Opposition political parties have withdrawn their members from the assembly, as have Christian churches, in protest at the assembly’s make-up and decisions.

They have voiced a number of concerns, including the lack of representation of young people, of a variety political parties, and the role Shari’a law has played – including in respect of women’s rights.

The assembly also faced criticism for not doing enough to enshrine the right to adequate housing – a key concern for the estimated 12 million Egyptians living in slums.

A decree issued last week by President Morsi gave the Constituent Assembly an additional two months to complete its work. However on Wednesday the body announced that it would finalise the text in a day. Yesterday, the draft was rushed through a plenary session of the assembly, with no time for real debate or objections from the members.

“The new constitution will guide all Egyptian institutions and it should set out the vision for the new Egypt – one based on human rights and the rule of law: a document which is the ultimate guarantor against abuse. The constitution must guarantee the rights of all Egyptians, not just the majority.” said Hadj Sahraoui.

“But the approved draft comes nowhere near this. Provisions that purport to protect rights mask new restrictions, including on criticism of religion. Women, who were barely represented in the assembly, have the most to lose from a constitution which ignores their aspirations, and blocks the path to equality between men and women. It is appalling that virtually the only references to women relate to the home and family.”

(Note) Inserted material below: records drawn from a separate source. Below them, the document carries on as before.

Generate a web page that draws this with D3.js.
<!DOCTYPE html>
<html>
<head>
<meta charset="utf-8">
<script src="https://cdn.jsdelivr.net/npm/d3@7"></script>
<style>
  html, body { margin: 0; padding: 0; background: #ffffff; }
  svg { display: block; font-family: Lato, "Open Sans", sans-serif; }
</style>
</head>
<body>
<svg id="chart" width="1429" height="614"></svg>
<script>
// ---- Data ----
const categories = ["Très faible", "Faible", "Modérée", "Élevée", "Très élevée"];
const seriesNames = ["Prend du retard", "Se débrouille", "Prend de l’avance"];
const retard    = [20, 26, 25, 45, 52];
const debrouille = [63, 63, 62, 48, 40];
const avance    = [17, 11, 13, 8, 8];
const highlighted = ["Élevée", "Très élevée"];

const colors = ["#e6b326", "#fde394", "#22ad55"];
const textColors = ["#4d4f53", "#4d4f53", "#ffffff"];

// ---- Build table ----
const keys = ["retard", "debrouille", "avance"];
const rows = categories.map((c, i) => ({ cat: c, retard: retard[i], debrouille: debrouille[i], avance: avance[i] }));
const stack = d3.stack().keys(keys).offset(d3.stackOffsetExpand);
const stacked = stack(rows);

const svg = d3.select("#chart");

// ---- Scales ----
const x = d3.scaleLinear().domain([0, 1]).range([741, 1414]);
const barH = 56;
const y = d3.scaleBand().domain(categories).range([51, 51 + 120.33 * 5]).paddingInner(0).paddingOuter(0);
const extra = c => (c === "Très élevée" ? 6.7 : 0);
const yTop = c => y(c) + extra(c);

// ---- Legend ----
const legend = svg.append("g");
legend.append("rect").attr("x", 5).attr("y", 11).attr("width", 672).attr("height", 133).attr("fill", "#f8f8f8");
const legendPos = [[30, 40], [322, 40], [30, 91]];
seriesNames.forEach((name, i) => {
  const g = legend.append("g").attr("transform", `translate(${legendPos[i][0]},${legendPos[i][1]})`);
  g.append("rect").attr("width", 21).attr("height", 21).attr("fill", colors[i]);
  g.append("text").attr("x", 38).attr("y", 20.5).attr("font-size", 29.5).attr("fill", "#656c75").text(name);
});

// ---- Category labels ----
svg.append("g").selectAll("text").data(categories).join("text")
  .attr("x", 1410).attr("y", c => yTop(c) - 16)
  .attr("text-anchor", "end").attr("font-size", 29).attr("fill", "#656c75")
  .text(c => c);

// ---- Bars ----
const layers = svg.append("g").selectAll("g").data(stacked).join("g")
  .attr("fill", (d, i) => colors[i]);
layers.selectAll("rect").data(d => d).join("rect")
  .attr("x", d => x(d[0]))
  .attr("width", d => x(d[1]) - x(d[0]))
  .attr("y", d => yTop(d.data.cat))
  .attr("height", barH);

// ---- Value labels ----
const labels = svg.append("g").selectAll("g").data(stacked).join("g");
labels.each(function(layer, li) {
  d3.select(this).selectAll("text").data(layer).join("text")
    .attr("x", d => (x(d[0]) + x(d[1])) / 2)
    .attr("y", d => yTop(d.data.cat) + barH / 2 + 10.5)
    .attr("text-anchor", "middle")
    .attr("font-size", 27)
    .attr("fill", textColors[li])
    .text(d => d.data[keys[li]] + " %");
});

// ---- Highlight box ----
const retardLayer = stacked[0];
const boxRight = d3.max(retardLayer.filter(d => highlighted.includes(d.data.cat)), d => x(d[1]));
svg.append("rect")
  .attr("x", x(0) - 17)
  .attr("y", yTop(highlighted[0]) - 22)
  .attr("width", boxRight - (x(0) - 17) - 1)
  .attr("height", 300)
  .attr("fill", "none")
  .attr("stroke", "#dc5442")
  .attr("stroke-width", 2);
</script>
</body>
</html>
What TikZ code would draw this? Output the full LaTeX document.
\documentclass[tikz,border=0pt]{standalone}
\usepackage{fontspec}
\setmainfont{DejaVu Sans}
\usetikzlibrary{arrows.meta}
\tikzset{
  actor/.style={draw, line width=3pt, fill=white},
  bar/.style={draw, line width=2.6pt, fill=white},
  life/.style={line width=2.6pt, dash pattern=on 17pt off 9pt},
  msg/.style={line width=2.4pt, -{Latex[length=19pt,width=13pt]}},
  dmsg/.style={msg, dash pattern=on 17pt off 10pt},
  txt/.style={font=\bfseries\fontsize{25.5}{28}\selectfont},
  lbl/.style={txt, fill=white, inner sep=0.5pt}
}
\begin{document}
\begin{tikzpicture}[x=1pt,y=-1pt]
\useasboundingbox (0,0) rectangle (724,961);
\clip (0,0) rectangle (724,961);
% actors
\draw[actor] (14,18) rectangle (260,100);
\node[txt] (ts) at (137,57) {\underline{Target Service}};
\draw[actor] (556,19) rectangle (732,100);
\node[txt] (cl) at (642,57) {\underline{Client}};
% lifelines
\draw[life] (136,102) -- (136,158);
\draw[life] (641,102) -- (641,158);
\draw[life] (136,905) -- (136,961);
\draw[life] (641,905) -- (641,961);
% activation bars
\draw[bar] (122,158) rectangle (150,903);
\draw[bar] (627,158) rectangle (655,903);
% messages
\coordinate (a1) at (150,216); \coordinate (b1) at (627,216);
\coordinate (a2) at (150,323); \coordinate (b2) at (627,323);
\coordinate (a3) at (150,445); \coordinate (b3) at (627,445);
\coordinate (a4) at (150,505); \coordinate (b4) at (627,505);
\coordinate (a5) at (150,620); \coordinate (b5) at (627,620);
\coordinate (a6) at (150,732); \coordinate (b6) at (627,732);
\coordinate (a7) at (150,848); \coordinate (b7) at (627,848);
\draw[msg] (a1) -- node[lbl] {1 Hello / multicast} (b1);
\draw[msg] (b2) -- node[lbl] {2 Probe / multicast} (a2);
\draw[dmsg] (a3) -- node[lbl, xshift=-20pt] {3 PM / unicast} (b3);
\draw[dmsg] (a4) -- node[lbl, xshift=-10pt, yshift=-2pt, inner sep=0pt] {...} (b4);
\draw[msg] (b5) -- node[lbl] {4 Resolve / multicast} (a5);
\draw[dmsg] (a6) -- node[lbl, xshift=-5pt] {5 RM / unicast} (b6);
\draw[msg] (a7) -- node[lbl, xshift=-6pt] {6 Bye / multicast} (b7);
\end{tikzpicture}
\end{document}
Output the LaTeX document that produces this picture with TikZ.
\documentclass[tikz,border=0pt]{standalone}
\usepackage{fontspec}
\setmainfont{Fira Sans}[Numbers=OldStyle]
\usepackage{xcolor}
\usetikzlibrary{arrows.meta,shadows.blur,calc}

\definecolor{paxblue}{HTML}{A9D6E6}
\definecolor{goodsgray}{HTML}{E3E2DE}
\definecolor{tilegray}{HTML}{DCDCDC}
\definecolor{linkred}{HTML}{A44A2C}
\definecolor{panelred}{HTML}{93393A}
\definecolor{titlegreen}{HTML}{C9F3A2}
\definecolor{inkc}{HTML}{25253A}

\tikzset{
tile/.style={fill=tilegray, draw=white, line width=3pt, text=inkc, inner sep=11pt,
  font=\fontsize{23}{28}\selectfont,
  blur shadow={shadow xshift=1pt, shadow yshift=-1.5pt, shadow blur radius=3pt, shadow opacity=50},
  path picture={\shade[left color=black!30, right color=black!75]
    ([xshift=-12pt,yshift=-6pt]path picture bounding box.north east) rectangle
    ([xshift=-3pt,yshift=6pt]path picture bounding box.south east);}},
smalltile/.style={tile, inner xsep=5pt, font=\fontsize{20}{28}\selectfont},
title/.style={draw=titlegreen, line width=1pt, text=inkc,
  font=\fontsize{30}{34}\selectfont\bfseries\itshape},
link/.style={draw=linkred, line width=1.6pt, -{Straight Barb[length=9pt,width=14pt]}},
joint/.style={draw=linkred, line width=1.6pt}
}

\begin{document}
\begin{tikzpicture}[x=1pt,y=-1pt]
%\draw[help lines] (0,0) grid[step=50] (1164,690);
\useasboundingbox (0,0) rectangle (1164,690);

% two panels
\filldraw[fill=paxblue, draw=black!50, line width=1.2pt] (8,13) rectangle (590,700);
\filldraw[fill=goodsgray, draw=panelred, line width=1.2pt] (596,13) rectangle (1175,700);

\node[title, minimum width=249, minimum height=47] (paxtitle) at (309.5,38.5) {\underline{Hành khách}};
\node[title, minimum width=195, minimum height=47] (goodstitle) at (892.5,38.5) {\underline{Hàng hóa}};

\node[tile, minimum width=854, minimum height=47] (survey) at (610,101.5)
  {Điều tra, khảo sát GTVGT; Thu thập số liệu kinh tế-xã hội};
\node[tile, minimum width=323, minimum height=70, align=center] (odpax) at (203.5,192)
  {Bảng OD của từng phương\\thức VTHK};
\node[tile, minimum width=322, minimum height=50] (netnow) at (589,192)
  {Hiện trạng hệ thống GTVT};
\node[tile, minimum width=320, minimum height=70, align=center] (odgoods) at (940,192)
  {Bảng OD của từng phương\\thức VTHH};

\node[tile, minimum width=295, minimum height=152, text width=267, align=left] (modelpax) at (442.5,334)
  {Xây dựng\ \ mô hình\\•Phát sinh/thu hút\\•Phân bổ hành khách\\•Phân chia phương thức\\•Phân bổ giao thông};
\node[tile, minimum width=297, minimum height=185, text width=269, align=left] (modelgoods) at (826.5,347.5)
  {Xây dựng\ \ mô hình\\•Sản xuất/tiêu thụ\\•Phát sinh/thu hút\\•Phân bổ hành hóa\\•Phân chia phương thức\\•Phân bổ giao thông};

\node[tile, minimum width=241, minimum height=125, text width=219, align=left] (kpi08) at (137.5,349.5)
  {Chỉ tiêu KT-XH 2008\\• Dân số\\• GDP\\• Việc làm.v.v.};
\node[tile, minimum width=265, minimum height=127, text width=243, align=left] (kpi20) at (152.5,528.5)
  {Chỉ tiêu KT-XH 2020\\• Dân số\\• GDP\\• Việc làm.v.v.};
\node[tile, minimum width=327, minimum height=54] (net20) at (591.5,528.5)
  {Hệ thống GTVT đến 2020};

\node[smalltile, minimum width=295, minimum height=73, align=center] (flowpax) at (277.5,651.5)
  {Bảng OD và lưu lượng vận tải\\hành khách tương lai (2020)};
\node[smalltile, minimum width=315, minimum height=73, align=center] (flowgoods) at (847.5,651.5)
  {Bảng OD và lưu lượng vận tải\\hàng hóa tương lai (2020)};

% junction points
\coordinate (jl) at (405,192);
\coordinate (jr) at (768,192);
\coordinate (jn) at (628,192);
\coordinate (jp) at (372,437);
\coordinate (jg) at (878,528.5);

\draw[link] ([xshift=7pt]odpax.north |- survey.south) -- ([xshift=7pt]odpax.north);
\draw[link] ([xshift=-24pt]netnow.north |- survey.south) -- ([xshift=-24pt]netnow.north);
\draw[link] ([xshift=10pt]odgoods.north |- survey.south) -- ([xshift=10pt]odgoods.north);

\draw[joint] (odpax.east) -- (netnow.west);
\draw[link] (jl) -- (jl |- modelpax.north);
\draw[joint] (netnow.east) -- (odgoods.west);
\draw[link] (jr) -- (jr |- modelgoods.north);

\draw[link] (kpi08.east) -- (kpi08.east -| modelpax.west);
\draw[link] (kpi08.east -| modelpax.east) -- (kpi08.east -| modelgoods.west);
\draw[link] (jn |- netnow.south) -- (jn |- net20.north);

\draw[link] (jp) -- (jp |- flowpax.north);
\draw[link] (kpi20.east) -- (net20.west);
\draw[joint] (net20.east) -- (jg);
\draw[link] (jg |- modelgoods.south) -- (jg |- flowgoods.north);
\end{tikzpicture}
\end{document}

When asked about the lack of women’s rights in the draft constitution yesterday in a state television interview, President Morsi said women were citizens like all others. The President’s position mirrors the approach of the Constituent Assembly in ignoring the rights of women.

The vote to approve the constitution came ahead of a 2 December ruling on the assembly’s legitimacy by the Supreme Constitutional Court, which was widely expected to order the body’s dissolution.

President Morsi’s decree, which was announced on 22 November, prevents any judicial body from dissolving the assembly.

The decree, which also removed the Public Prosecutor, granted the president sweeping powers and stopped the courts from challenging his decisions, has sparked widespread anger and protests in Egypt.

Opposition groups plan to march to the presidential palace today (Friday), while the Muslim Brotherhood has called for a protest to support the President on Saturday.

The draft constitution now passes to a national referendum which must take place within 15 days. Any such referendum would require supervision by judges but Egypt’s Judges Club, an independent network of judges numbering some 9,500 members, has announced that its members will not take part.

Judges throughout the country are striking in protest at President Morsi’s decree, which they see as a threat to their independence.

“Instead of marking a return to order and the rule of law, the adopted text of the constitution has plunged Egypt into even greater chaos and deadlock,” said Amnesty's Hadj Sahraoui.